Bei der Umverlegung des Strafvollzugs von Kresty in den Neubau Kresty II sind zwei wichtige Wesenszüge der Herrschaft in Putins Russland deutlich zutage getreten: die Korruption und die Gewalt staatlicher Stellen. Die Eröffnung des Neubaus verzögerte sich aufgrund der Veruntreuung öffentlicher Gelder. Als eine Revisionskommission Ermittlungen wegen des Verdachts auf Zahlung von Schmiergeldern in Höhe von 700 Millionen Rubel aufnahm, kam es zum Auftragsmord innerhalb der Gefängnisverwaltung.

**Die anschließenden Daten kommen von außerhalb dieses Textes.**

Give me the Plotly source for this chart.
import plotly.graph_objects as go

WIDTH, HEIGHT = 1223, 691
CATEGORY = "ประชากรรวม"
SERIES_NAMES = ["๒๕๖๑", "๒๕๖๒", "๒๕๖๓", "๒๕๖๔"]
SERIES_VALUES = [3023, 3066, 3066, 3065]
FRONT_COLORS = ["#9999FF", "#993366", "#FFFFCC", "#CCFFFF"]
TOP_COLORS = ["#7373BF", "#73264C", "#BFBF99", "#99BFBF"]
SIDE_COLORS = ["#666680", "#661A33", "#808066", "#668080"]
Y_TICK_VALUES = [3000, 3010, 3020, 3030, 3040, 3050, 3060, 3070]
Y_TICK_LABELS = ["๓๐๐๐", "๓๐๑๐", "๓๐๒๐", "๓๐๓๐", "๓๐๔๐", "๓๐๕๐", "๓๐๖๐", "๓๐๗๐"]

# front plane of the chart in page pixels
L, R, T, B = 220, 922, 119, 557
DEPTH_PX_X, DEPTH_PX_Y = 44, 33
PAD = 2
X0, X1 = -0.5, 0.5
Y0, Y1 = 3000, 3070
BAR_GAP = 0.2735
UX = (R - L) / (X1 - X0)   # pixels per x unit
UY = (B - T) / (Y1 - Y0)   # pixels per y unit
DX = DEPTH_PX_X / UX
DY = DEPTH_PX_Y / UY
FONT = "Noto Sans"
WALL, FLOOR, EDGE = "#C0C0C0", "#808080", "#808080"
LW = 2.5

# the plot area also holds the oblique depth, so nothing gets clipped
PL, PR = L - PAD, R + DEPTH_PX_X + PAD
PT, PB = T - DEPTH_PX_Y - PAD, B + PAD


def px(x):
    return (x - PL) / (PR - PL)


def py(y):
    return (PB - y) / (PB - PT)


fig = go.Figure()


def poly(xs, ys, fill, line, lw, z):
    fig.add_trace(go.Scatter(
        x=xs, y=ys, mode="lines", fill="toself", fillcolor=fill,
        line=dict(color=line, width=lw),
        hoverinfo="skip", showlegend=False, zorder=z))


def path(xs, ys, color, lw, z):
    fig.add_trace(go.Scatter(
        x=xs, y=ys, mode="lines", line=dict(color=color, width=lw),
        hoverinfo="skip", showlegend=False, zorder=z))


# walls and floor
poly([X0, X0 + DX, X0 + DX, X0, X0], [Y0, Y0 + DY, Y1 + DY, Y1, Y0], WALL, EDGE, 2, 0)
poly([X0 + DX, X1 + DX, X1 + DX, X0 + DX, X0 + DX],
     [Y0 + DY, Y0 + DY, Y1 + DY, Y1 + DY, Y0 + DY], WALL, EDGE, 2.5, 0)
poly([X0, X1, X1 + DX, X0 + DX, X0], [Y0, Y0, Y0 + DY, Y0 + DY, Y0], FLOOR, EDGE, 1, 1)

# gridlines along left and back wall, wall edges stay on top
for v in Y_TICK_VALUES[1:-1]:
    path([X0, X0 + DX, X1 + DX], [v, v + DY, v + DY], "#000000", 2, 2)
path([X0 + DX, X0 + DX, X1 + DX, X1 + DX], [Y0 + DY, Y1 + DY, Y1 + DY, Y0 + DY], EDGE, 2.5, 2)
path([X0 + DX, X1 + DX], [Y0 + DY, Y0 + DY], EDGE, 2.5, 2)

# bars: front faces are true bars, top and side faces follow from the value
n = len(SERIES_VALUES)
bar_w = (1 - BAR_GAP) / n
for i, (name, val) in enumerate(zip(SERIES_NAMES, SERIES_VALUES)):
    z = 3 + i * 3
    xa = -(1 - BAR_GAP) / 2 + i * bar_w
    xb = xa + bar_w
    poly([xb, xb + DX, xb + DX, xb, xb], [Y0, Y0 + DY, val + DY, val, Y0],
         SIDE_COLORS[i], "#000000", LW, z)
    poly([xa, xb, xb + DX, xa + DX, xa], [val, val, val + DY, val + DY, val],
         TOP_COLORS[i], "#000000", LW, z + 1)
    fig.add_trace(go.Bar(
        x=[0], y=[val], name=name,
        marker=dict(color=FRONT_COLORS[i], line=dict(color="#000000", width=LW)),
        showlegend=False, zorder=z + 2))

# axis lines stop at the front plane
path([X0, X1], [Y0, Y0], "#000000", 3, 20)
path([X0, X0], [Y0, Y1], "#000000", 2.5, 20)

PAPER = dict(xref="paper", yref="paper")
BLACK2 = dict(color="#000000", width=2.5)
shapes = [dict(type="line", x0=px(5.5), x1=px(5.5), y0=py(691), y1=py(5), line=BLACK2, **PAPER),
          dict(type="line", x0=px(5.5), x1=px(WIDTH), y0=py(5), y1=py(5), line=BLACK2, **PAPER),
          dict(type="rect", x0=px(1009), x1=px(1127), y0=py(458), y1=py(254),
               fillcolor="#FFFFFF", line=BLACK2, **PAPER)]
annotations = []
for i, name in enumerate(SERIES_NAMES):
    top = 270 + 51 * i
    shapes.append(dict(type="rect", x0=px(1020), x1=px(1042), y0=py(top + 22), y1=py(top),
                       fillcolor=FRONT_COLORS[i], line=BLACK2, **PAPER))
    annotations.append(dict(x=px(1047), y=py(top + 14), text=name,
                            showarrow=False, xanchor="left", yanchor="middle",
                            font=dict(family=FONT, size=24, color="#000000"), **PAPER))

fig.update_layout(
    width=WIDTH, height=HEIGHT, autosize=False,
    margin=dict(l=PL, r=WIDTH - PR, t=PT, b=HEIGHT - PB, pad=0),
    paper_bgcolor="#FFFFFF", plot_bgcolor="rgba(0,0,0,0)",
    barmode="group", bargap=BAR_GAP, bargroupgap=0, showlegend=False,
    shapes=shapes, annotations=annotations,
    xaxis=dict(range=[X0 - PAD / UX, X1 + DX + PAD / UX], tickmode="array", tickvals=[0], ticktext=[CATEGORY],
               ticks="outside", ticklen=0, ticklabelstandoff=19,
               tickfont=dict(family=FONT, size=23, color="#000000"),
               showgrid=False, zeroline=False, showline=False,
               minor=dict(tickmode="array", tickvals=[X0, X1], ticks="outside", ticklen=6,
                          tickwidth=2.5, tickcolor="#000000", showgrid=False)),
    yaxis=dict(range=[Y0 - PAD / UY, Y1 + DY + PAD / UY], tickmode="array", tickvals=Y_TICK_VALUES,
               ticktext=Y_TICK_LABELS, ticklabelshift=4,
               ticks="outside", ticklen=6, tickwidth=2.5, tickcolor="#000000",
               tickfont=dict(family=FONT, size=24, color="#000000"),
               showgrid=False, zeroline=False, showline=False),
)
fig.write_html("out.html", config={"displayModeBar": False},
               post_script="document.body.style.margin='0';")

Der mit der Aufsicht des Großprojekts Kresty II betraute stellvertretende Direktor der Föderalen Strafvollzugsbehörde in St. Petersburg, Sergej Mojsejenko, beauftragte im März 2017 einen Berufskiller damit, seinen Untergebenen Nikolai Tschernow zu erschießen, der in der Behörde für die Ausführung des Baus zuständig war. Ein Urteil des Obersten Gerichts im Bezirk Leningrad verurteilte Mojsejenko im Juli 2020 zu fünfzehn Jahren Lagerhaft.
Wilna
Dass auch leerstehende Gefängniskomplexe stets eine symbolische Bedeutung als öffentliche Räume haben, kann man derzeit 700 Kilometer südlich im Lukischki-Gefängnis in der litauischen Hauptstadt beobachten. Der Entwurf für den 1904 fertiggestellten Bau aus gelben Backsteinen vor den Toren der Stadt stammte ebenfalls vom Hauptingenieur des Zaren, Antoni Tomischko, der Kresty gebaut hatte. Neben der Aufsicht über die Konstruktion von Brücken, Chausseen und Kanälen begeisterte sich Tomischko für die komplexen Gefängnisprojekte und machte sie zur Chefsache. Auch Lukischki sollte ein Aushängeschild für die Fortschrittlichkeit zaristischer Herrschaft sein.
Es war das erste öffentliche Gebäude in Wilna mit Zentralheizung, Ventilation, einem eigenen Kanalisationssystem und einem Krankenhaustrakt. Ein Stadtführer empfahl 1905 einen Spaziergang in den Vorort Lukischki, um die ganze Schönheit dieser Architektur zu erblicken. Um zum Ausdruck zu bringen, dass das Gefängnis trotz seiner Außenwirkung vor allem zur Bestrafung der Einwohner des Gouvernements gedacht war, hatte Tomischko neben der repräsentativen russisch-orthodoxen St.-Nikolai-Kirche im Eingangsbereich auch einen jüdischen Gebetsraum im Dachstuhl eines Zellentrakts sowie eine römisch-katholische Kapelle mitten im runden Zentralkorridor entworfen. Der Gefängniskaplan konnte die Messe von der Mitte des Gebäudes aus abhalten, ohne dass die Gefangenen ihren Gang verlassen mussten.
An denselben gusseisernen Gittern, an denen die Häftlinge während des Zweiten Weltkriegs standen, folgen ein Jahr nach der im Juli 2019 erfolgten Schließung von Lukischki Besucher der Neuinszenierung des Stücks Hier wird es keinen Tod geben. Die erste Wilnaer Inszenierung von Rimas Tuminas im Kleinen Theater war 1990 eine Sensation, weil sie eine neue Sprache fand, um über die sowjetischen Deportationen von Litauern zu sprechen. 2020 erinnert eine Truppe um die Schauspielerin Agnė Šataitė nicht nur an die Folgen des Hitler-Stalin-Pakts für Litauen. Die Inszenierung zeigt, wie sich die litauische Gesellschaft den russischen Gefängnisbau als öffentlichen Raum aneignet. Nach der Überführung der letzten Häftlinge in andere Anstalten begann ein offener Prozess, um die Interessen von Anwohnern, Künstlern, Bürgerinitiativen, Unternehmern und Akteuren der Geschichtspolitik zu diskutieren.